Consider a 72 cm long wire AB as shown in the figure. The galvanometer jockey is placed at P on AB at a distance $$x$$ cm from A. The galvanometer shows zero deflection.

The value of $$x$$, to the nearest integer, is ___.

We need to find the value of $$x$$ (the distance from terminal $$A$$ to the balancing point $$P$$) where the galvanometer shows zero deflection in a meter bridge circuit.

1. Identify the Circuit Parameters

From the schematic on the page, the system forms a balanced Wheatstone bridge network:

• Resistance in the left gap ($$R_1$$) = $$12\ \Omega$$
• Resistance in the right gap ($$R_2$$) = $$6\ \Omega$$
• Total length of the uniform resistance wire $$AB$$ ($$L$$) = $$72\text{ cm}$$
• Distance from $$A$$ to the balancing point $$P$$ = $$x\text{ cm}$$
• Remaining distance from $$P$$ to $$B$$ = $$(72 - x)\text{ cm}$$

2. Apply the Condition for a Balanced Wheatstone Bridge

When the galvanometer shows zero deflection, no current flows through it. This implies that the potential at point $$C$$ is exactly equal to the potential at point $$P$$. For a uniform resistance wire, the resistance of each section is directly proportional to its length ($$R \propto L$$).
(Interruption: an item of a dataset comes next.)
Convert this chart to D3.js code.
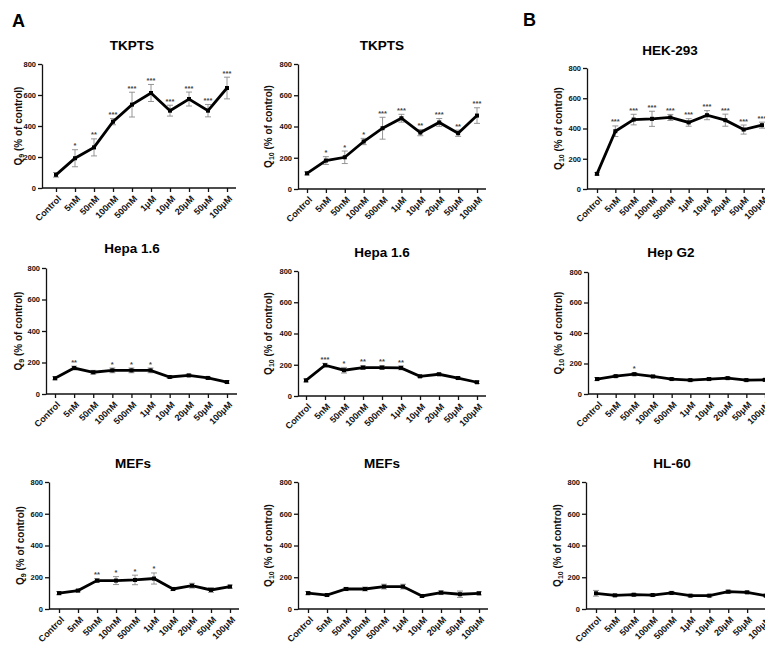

The balancing condition is given by the ratio:

$$\frac{R_1}{R_2} = \frac{\text{Resistance of segment } AP}{\text{Resistance of segment } PB}$$

Substituting the corresponding values and lengths into the formula:

$$\frac{12}{6} = \frac{x}{72 - x}$$

3. Solve for $$x$$

Simplify the fraction on the left side:

$$2 = \frac{x}{72 - x}$$

Cross-multiply to clear the denominator:

$$2 \cdot (72 - x) = x$$

$$144 - 2x = x$$

Isolate the variable $$x$$:

$$3x = 144$$

$$x = \frac{144}{3} = 48\text{ cm}$$

Conclusion

The value of $$x$$ to the nearest integer is 48.